# [ITEMS]
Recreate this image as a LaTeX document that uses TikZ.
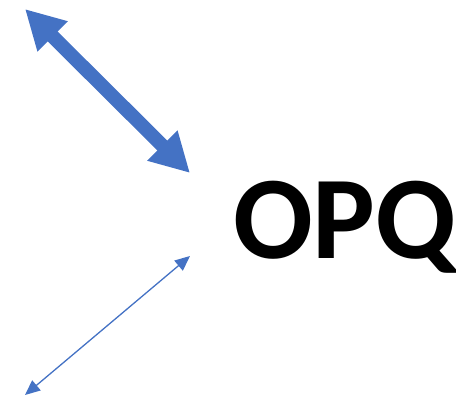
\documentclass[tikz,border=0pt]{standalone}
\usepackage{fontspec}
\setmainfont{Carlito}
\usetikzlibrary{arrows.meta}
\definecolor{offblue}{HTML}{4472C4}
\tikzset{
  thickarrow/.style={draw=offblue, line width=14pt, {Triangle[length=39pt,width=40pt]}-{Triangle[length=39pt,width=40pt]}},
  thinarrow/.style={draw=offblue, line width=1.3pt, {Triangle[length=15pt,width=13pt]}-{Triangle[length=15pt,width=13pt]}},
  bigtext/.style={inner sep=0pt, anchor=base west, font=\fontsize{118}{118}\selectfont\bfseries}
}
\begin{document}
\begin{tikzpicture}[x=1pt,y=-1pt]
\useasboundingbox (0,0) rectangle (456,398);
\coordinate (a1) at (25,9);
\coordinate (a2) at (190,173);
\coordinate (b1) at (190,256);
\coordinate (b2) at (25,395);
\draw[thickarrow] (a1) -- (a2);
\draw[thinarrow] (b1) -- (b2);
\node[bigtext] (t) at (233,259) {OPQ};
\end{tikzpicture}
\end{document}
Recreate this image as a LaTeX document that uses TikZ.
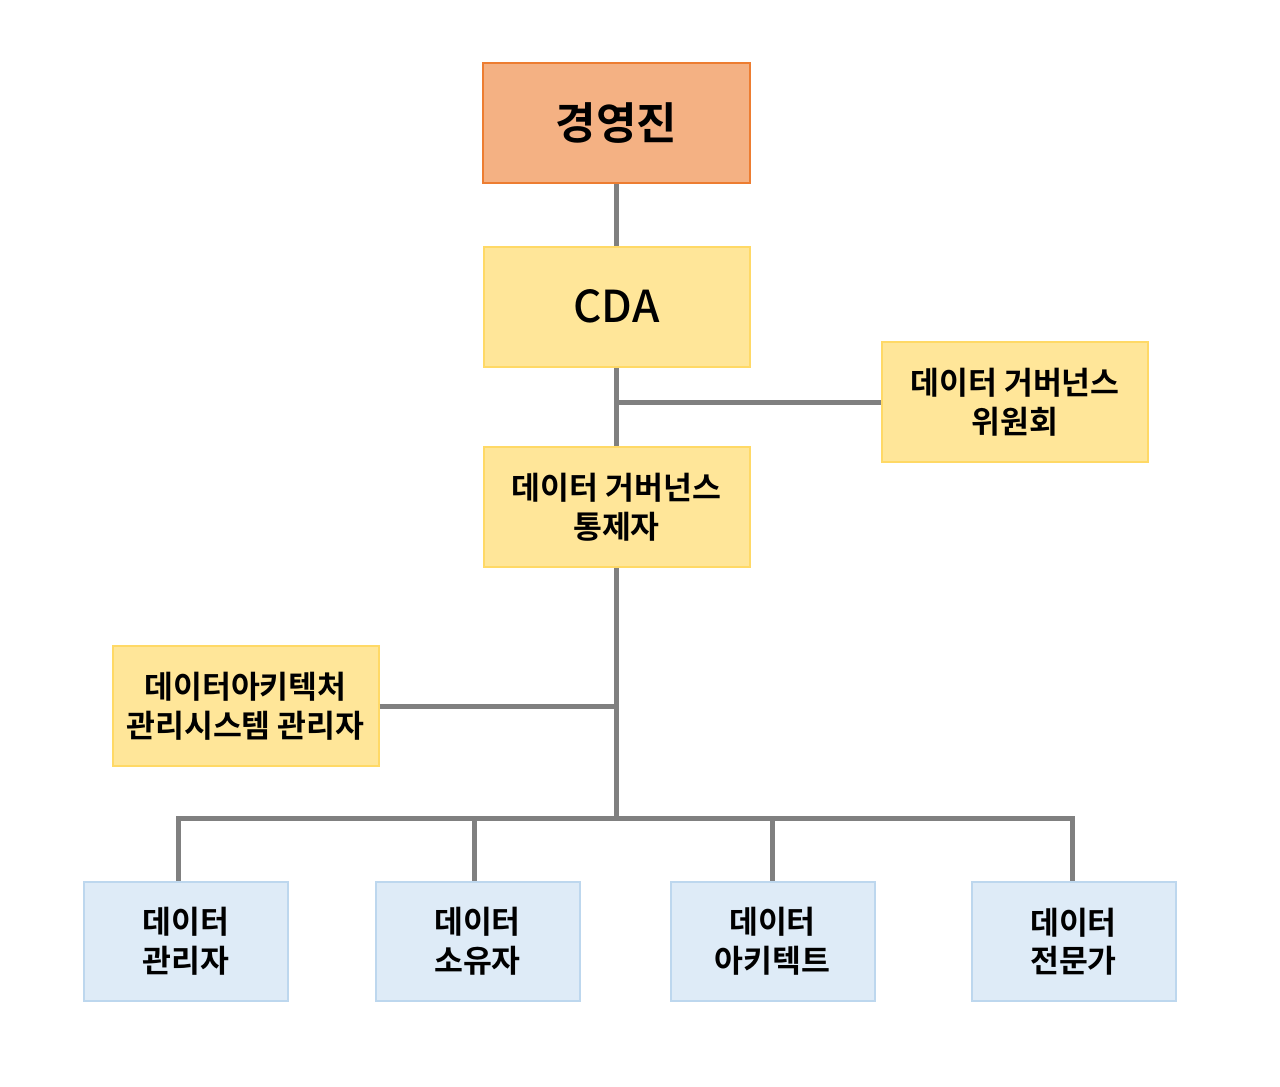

# [WHAT NEEDS TO BE DONE]
Copy the material exactly. Do not include the pictures.

# [FINAL RESULT]
Recreate this image as a LaTeX document that uses TikZ.
\documentclass[tikz,border=0pt]{standalone}
\usepackage{fontspec}
\setmainfont{Carlito}
\usetikzlibrary{arrows.meta}
\definecolor{offblue}{HTML}{4472C4}
\tikzset{
  thickarrow/.style={draw=offblue, line width=14pt, {Triangle[length=39pt,width=40pt]}-{Triangle[length=39pt,width=40pt]}},
  thinarrow/.style={draw=offblue, line width=1.3pt, {Triangle[length=15pt,width=13pt]}-{Triangle[length=15pt,width=13pt]}},
  bigtext/.style={inner sep=0pt, anchor=base west, font=\fontsize{118}{118}\selectfont\bfseries}
}
\begin{document}
\begin{tikzpicture}[x=1pt,y=-1pt]
\useasboundingbox (0,0) rectangle (456,398);
\coordinate (a1) at (25,9);
\coordinate (a2) at (190,173);
\coordinate (b1) at (190,256);
\coordinate (b2) at (25,395);
\draw[thickarrow] (a1) -- (a2);
\draw[thinarrow] (b1) -- (b2);
\node[bigtext] (t) at (233,259) {OPQ};
\end{tikzpicture}
\end{document}
Recreate this image as a LaTeX document that uses TikZ.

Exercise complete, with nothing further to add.